All this to say, if you are around someone nursing a young child with or without a cover, no one is making you stare at the child feeding. They do this all the time–it is second nature. It’s not a big deal! You don’t need to forcefully look away or ignore them either, staring up at the ceiling or down at the floor. Honestly, just stop overthinking it and look at the caregiver’s face as you talk to them like you normally would. Sure, they might get interrupted or have to switch sides and latch again. However, you don’t have to do anything except be patient. If you see a nipple in this process, you’ll be okay—even if that nipple looks different than what society has told you it’s “supposed to.”

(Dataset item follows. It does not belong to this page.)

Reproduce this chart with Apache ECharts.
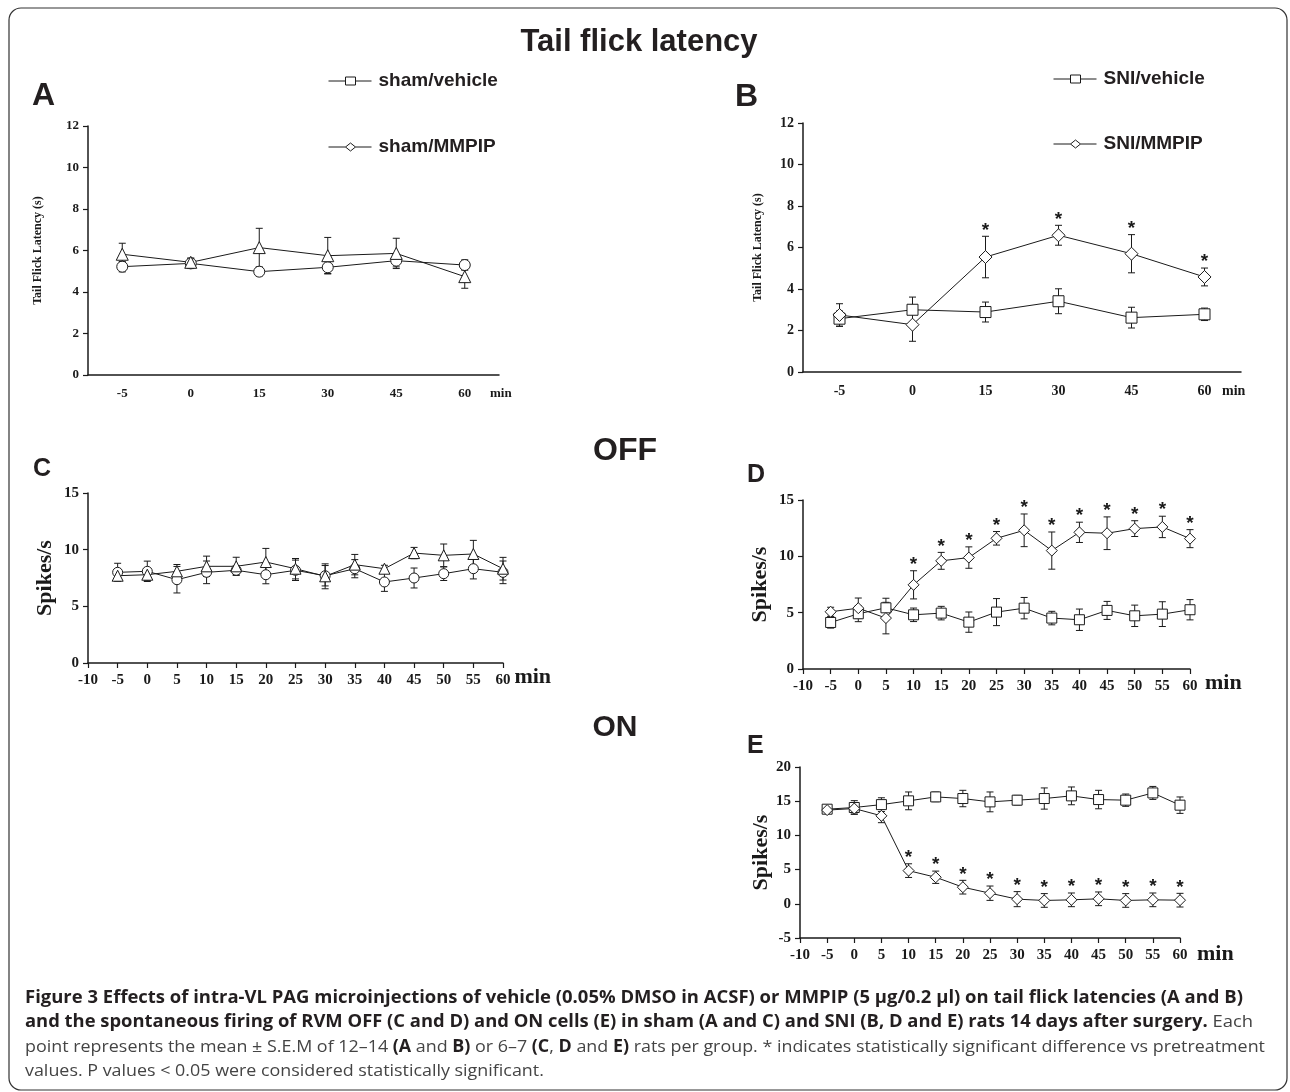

At the end of the day, if you are around a person nursing a young child and find yourself asking them to consider you more than the brand new human who is being fed (yes, that includes toddlers), that is something you need to reflect on–not necessarily something they need to act on, especially with everything they have on their plate. Furthermore, if you cannot view human bodies (including breasts and nipples) without sexualizing them, that is a projection of your inner world on the outer and is thus a very personal issue that you need to deal with. It is not something to burden a new mother and her child with. I don’t care if people giggled when Joey on Friends said otherwise.
Bringing It Together
A caregiver goes “skin to skin” while nursing an infant.
Creating, birthing, and nursing new humans is a miraculous and mysterious process. There is a lot of risk involved for the human making it happen, but also great rewards to us all. When we witness this miracle in our families as well as in our broader communities, our humanity is impossible to ignore. This miraculous process deserves our reverence. However, we can’t forget that we don’t need to fully “understand” human realities like this to revere them. Better yet, we don’t need to control them to revere them.
The work of caring for young children is awe-inspiring, but it is hard. Breastfeeding—a necessary consideration and important piece of the puzzle—is no different. When you come across other human beings who are in the midst of this deeply human process of bringing the next generation into the world and caring for them—we can never forget that we must be soft with them and meet them wherever they are. They are tired, but they are strong. They are accomplishing the impossible. They not only need more of our communal support, but also to carry less of our shame.
When you are in the presence of nursing (or a decision not to nurse), be a kind human and respect it. If anything, show your support with silence and patience. You must not forget—you’re able to offer that service; the nursing child is still learning.